A Peaceful Paradigm for Reproductive Immunology.
The cells and molecules of the immune system are commonly depicted as the armies and weaponry with which a mammalian host engages in epic struggle with a fiendish microbial empire. In reproductive immunology such martial metaphor has also been a guiding light, with the twist that the conflict is between mother and fetus. The fetus is perceived as invading the mother and the mother rebuked for not rejecting its allogeneic advances.
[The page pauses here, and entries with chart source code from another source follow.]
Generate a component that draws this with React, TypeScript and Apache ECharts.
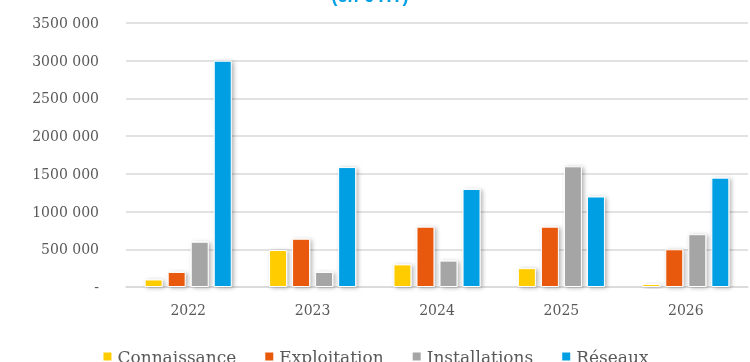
import React, { useEffect, useRef } from "react";
import * as echarts from "echarts";

const categories = ["2022", "2023", "2024", "2025", "2026"];
const seriesNames = ["Connaissance", "Exploitation", "Installations", "Réseaux"];
const connaissance = [100000, 490000, 300000, 250000, 40000];
const exploitation = [200000, 640000, 800000, 800000, 500000];
const installations = [600000, 200000, 350000, 1600000, 700000];
const reseaux = [3000000, 1590000, 1300000, 1200000, 1450000];
const colors = ["#FFCC00", "#E8590C", "#A5A5A5", "#009FE3"];

export default function App() {
  const ref = useRef<HTMLDivElement>(null);
  useEffect(() => {
    if (!ref.current) return;
    const chart = echarts.init(ref.current, undefined, { renderer: "svg" });
    const data = [connaissance, exploitation, installations, reseaux];
    const font = "'DejaVu Serif', serif";
    chart.setOption({
      animation: false,
      graphic: [
        {
          type: "text",
          x: 370,
          y: 5,
          style: {
            text: "(en € HT)",
            fill: "#00A0E3",
            font: "bold 18px 'Liberation Sans', Arial, sans-serif",
            align: "center",
            verticalAlign: "bottom",
          },
        },
      ],
      grid: { left: 126, right: 2, top: 23, bottom: 75 },
      legend: {
        top: 348,
        left: "center",
        padding: 0,
        itemWidth: 10,
        itemHeight: 10,
        itemGap: 27,
        icon: "rect",
        textStyle: { color: "#595959", fontSize: 17, fontFamily: font },
        data: seriesNames,
      },
      xAxis: {
        type: "category",
        data: categories,
        axisTick: { show: false },
        axisLine: { lineStyle: { color: "#D9D9D9", width: 1.5 } },
        axisLabel: { color: "#595959", fontSize: 14, fontFamily: font, margin: 16 },
      },
      yAxis: {
        type: "value",
        min: 0,
        max: 3500000,
        interval: 500000,
        axisLabel: {
          color: "#595959",
          fontSize: 14,
          fontFamily: font,
          margin: 27,
          formatter: (v: number) => (v === 0 ? "-" : Math.floor(v / 1000) + " 000"),
        },
        splitLine: { lineStyle: { color: "#D9D9D9", width: 1.5 } },
      },
      series: seriesNames.map((name, i) => ({
        name,
        type: "bar",
        data: data[i],
        barGap: "28%",
        barCategoryGap: "30%",
        itemStyle: {
          color: colors[i],
          borderColor: "#FFFFFF",
          borderWidth: 1,
          shadowBlur: 4,
          shadowOffsetX: 2,
          shadowOffsetY: 1,
          shadowColor: "rgba(0,0,0,0.3)",
        },
      })),
    });
    return () => chart.dispose();
  }, []);
  return (
    <div
      ref={ref}
      style={{ position: "fixed", left: 0, top: 0, width: 750, height: 362 }}
    />
  );
}
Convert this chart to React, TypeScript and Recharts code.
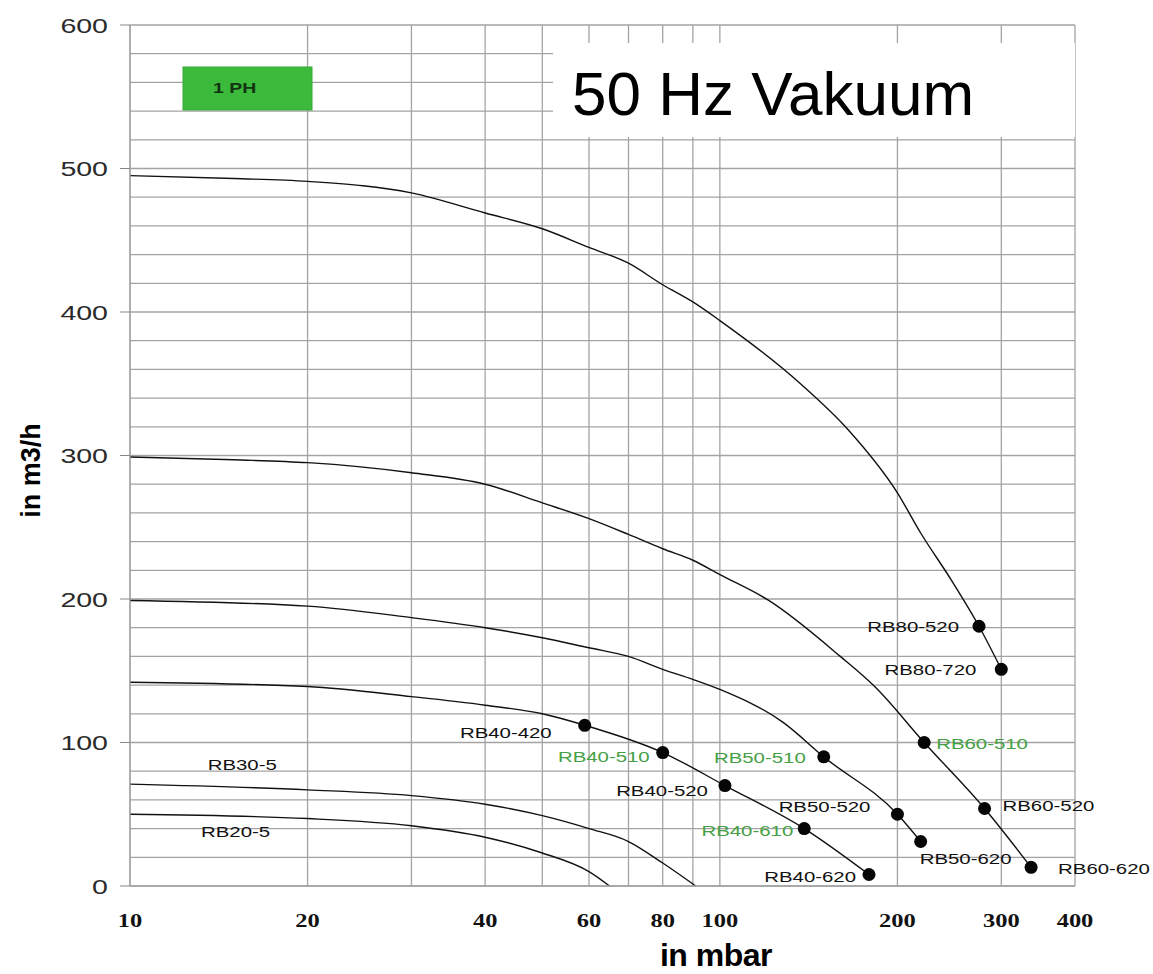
import React from 'react';
import { ComposedChart, Line, Scatter, XAxis, YAxis, CartesianGrid, Label } from 'recharts';

// pressure (mbar, log axis) vs. volume flow (m3/h)
const xTicks = [10, 20, 30, 40, 50, 60, 70, 80, 90, 100, 200, 300, 400];
const xLabelled = [10, 20, 40, 60, 80, 100, 200, 300, 400];
const yTicks = [0, 20, 40, 60, 80, 100, 120, 140, 160, 180, 200, 220, 240, 260, 280, 300, 320, 340, 360, 380, 400, 420, 440, 460, 480, 500, 520, 540, 560, 580, 600];
const yLabelled = [0, 100, 200, 300, 400, 500, 600];

type Pt = { p: number; q: number };
type Model = Pt & { name: string };

const rb80Curve: Pt[] = [
  { p: 10, q: 495 }, { p: 15, q: 493 }, { p: 20, q: 491 }, { p: 30, q: 483 }, { p: 40, q: 469 },
  { p: 50, q: 458 }, { p: 60, q: 445 }, { p: 70, q: 434 }, { p: 80, q: 419 }, { p: 90, q: 407 },
  { p: 100, q: 394 }, { p: 137, q: 350 }, { p: 165, q: 318 }, { p: 200, q: 274 }, { p: 219, q: 246 },
  { p: 247, q: 213 },
];
const rb80Models: Model[] = [
  { name: 'RB80-520', p: 275, q: 181 },
  { name: 'RB80-720', p: 300, q: 151 },
];

const rb60Curve: Pt[] = [
  { p: 10, q: 299 }, { p: 15, q: 297 }, { p: 20, q: 295 }, { p: 30, q: 288 }, { p: 40, q: 280 },
  { p: 50, q: 267 }, { p: 60, q: 256 }, { p: 70, q: 245 }, { p: 80, q: 235 }, { p: 90, q: 227 },
  { p: 100, q: 217 }, { p: 121, q: 199 }, { p: 160, q: 160 }, { p: 183, q: 139 },
];
const rb60Models: Model[] = [
  { name: 'RB60-510', p: 222, q: 100 },
  { name: 'RB60-520', p: 281, q: 54 },
  { name: 'RB60-620', p: 337, q: 13 },
];

const rb50Curve: Pt[] = [
  { p: 10, q: 199 }, { p: 20, q: 195 }, { p: 30, q: 187 }, { p: 40, q: 180 }, { p: 50, q: 173 },
  { p: 60, q: 166 }, { p: 70, q: 160 }, { p: 80, q: 151 }, { p: 90, q: 144 }, { p: 100, q: 137 },
  { p: 128, q: 114 },
];
const rb50Models: Model[] = [
  { name: 'RB50-510', p: 150, q: 90 },
  { name: 'RB50-520', p: 200, q: 50 },
  { name: 'RB50-620', p: 219, q: 31 },
];

const rb40Curve: Pt[] = [
  { p: 10, q: 142 }, { p: 20, q: 139 }, { p: 30, q: 132 }, { p: 40, q: 126 }, { p: 50, q: 120 },
];
const rb40Models: Model[] = [
  { name: 'RB40-420', p: 59, q: 112 },
  { name: 'RB40-510', p: 80, q: 93 },
  { name: 'RB40-520', p: 102, q: 70 },
  { name: 'RB40-610', p: 139, q: 40 },
  { name: 'RB40-620', p: 179, q: 8 },
];

const rb30Curve: Pt[] = [
  { p: 10, q: 71 }, { p: 20, q: 67 }, { p: 30, q: 63 }, { p: 40, q: 57 }, { p: 50, q: 49 },
  { p: 60, q: 40 }, { p: 70, q: 31 }, { p: 80, q: 16 }, { p: 91, q: 0 },
];
const rb20Curve: Pt[] = [
  { p: 10, q: 50 }, { p: 20, q: 47 }, { p: 30, q: 42 }, { p: 40, q: 34 }, { p: 50, q: 23 },
  { p: 60, q: 10 }, { p: 65, q: 0 },
];

const curveNames: Model[] = [
  { name: 'RB30-5', p: 15.5, q: 85 },
  { name: 'RB20-5', p: 15.1, q: 38 },
];

const greenNames = ['RB40-510', 'RB50-510', 'RB40-610', 'RB60-510'];

// label offset from the dot: dx, dy, anchor
const labelPlace: Record<string, [number, number, 'start' | 'end']> = {
  'RB80-520': [-20, 0, 'end'],
  'RB80-720': [-25, 0, 'end'],
  'RB60-510': [12, 1, 'start'],
  'RB60-520': [18, -3, 'start'],
  'RB60-620': [27, 1, 'start'],
  'RB50-510': [-18, 1, 'end'],
  'RB50-520': [-27, -8, 'end'],
  'RB50-620': [-1, 17, 'start'],
  'RB40-420': [-33, 7, 'end'],
  'RB40-510': [-13, 4, 'end'],
  'RB40-520': [-17, 5, 'end'],
  'RB40-610': [-11, 2, 'end'],
  'RB40-620': [-13, 2, 'end'],
};

const GRID = '#a3a3a3';
const GREEN = '#45a045';
const STRETCH = 'scale(1.36,1)';

const merge = (a: Pt[], b: Pt[]) => [...a, ...b].sort((m, n) => m.p - n.p);

function ModelDot(props: any) {
  const { cx, cy, payload } = props;
  const [dx, dy, anchor] = labelPlace[payload.name];
  const fill = greenNames.includes(payload.name) ? GREEN : '#111';
  return (
    <g>
      <circle cx={cx} cy={cy} r={6.5} fill="#060606" />
      <g transform={`translate(${cx + dx},${cy + dy + 5.5})`}>
        <text transform={STRETCH} textAnchor={anchor} fontSize={15} fill={fill}>
          {payload.name}
        </text>
      </g>
    </g>
  );
}

function CurveName(props: any) {
  const { cx, cy, payload } = props;
  return (
    <g transform={`translate(${cx},${cy + 5.5})`}>
      <text transform={STRETCH} textAnchor="middle" fontSize={15} fill="#111">
        {payload.name}
      </text>
    </g>
  );
}

function XTick(props: any) {
  const { x, y, payload } = props;
  if (!xLabelled.includes(payload.value)) return <g />;
  return (
    <g transform={`translate(${x},${y + 41})`}>
      <text transform={STRETCH} textAnchor="middle" fontFamily="Liberation Serif" fontWeight="bold" fontSize={18} fill="#111">
        {payload.value}
      </text>
    </g>
  );
}

function YTick(props: any) {
  const { x, y, payload } = props;
  if (!yLabelled.includes(payload.value)) return <g />;
  return (
    <g>
      <line x1={x - 10} x2={x} y1={y} y2={y} stroke="#888" />
      <g transform={`translate(${x - 22},${y + 7.5})`}>
        <text transform={STRETCH} textAnchor="end" fontSize={21} fill="#2a2a2a">
          {payload.value}
        </text>
      </g>
    </g>
  );
}

export default function App() {
  return (
    <div style={{ position: 'absolute', left: 0, top: 0, width: 1153, height: 974, background: '#fff', fontFamily: 'Liberation Sans, Arial, sans-serif' }}>
      <ComposedChart width={1153} height={974} margin={{ top: 25, right: 78, bottom: 0, left: 0 }}>
        <CartesianGrid stroke={GRID} strokeWidth={1.3} />
        <XAxis
          dataKey="p"
          type="number"
          scale="log"
          domain={[10, 400]}
          ticks={xTicks}
          interval={0}
          height={88}
          tickSize={0}
          tickMargin={0}
          tick={<XTick />}
          axisLine={{ stroke: GRID, strokeWidth: 1.3 }}
        >
          <Label
            content={(p: any) => (
              <text x={716} y={p.viewBox.y + 80} textAnchor="middle" fontSize={32} fontWeight="bold" letterSpacing={-0.5} fill="#000">
                in mbar
              </text>
            )}
          />
        </XAxis>
        <YAxis
          dataKey="q"
          type="number"
          domain={[0, 600]}
          ticks={yTicks}
          interval={0}
          width={130}
          tickSize={0}
          tickMargin={0}
          tick={<YTick />}
          axisLine={{ stroke: GRID, strokeWidth: 1.3 }}
        >
          <Label
            content={(p: any) => {
              const cy = p.viewBox.y + p.viewBox.height / 2 + 15;
              return (
                <text x={40} y={cy} transform={`rotate(-90 40 ${cy})`} textAnchor="middle" fontSize={27} fontWeight="bold" fill="#000">
                  in m3/h
                </text>
              );
            }}
          />
        </YAxis>
        <Line data={merge(rb80Curve, rb80Models)} dataKey="q" type="monotone" stroke="#111" strokeWidth={1.4} dot={false} isAnimationActive={false} />
        <Line data={merge(rb60Curve, rb60Models)} dataKey="q" type="monotone" stroke="#111" strokeWidth={1.4} dot={false} isAnimationActive={false} />
        <Line data={merge(rb50Curve, rb50Models)} dataKey="q" type="monotone" stroke="#111" strokeWidth={1.4} dot={false} isAnimationActive={false} />
        <Line data={merge(rb40Curve, rb40Models)} dataKey="q" type="monotone" stroke="#111" strokeWidth={1.4} dot={false} isAnimationActive={false} />
        <Line data={rb30Curve} dataKey="q" type="monotone" stroke="#111" strokeWidth={1.4} dot={false} isAnimationActive={false} />
        <Line data={rb20Curve} dataKey="q" type="monotone" stroke="#111" strokeWidth={1.4} dot={false} isAnimationActive={false} />
        <Scatter data={[...rb80Models, ...rb60Models, ...rb50Models, ...rb40Models]} dataKey="q" shape={<ModelDot />} isAnimationActive={false} />
        <Scatter data={curveNames} dataKey="q" shape={<CurveName />} isAnimationActive={false} />
      </ComposedChart>
      <svg width={1153} height={974} style={{ position: 'absolute', left: 0, top: 0, pointerEvents: 'none' }}>
        <rect x={553} y={43} width={522} height={94} fill="#fff" />
        <text x={572} y={115} fontSize={62} fill="#000">50 Hz Vakuum</text>
        <rect x={183} y={67} width={129} height={43} fill="#3cba3c" stroke="#39a839" />
        <g transform="translate(213,93)">
          <text transform="scale(1.3,1)" fontSize={15} fontWeight="bold" fill="#123312">1 PH</text>
        </g>
      </svg>
    </div>
  );
}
Apart from the obvious problem with this thesis—that fetal rejection is a trait unlikely to be passed on—its implication, that the fetus has an adversarial relationship with the mother's immune system, is inherently unlikely, not least because mammalian viviparity and placentation began evolving long after the immune system was put in place. This evolution, which was very successful, would not have involved sudden confrontations of the type experienced by a laboratory mouse when it is given an MHC-incompatible skin graft. A more sensible paradigm is now emerging, one in which cells and molecules of immunity are part and parcel of the reproductive process and used in a constructive manner. With this the relationship between uterine NK cells and extravillous trophoblast cells appears as cooperation, a partnership in pregnancy, rather than trench warfare between defenders of the mother country and fetal invaders in search of blood.
I thank Laurent Abi-Rached for helpful and stimulating discussion on questions of evolution.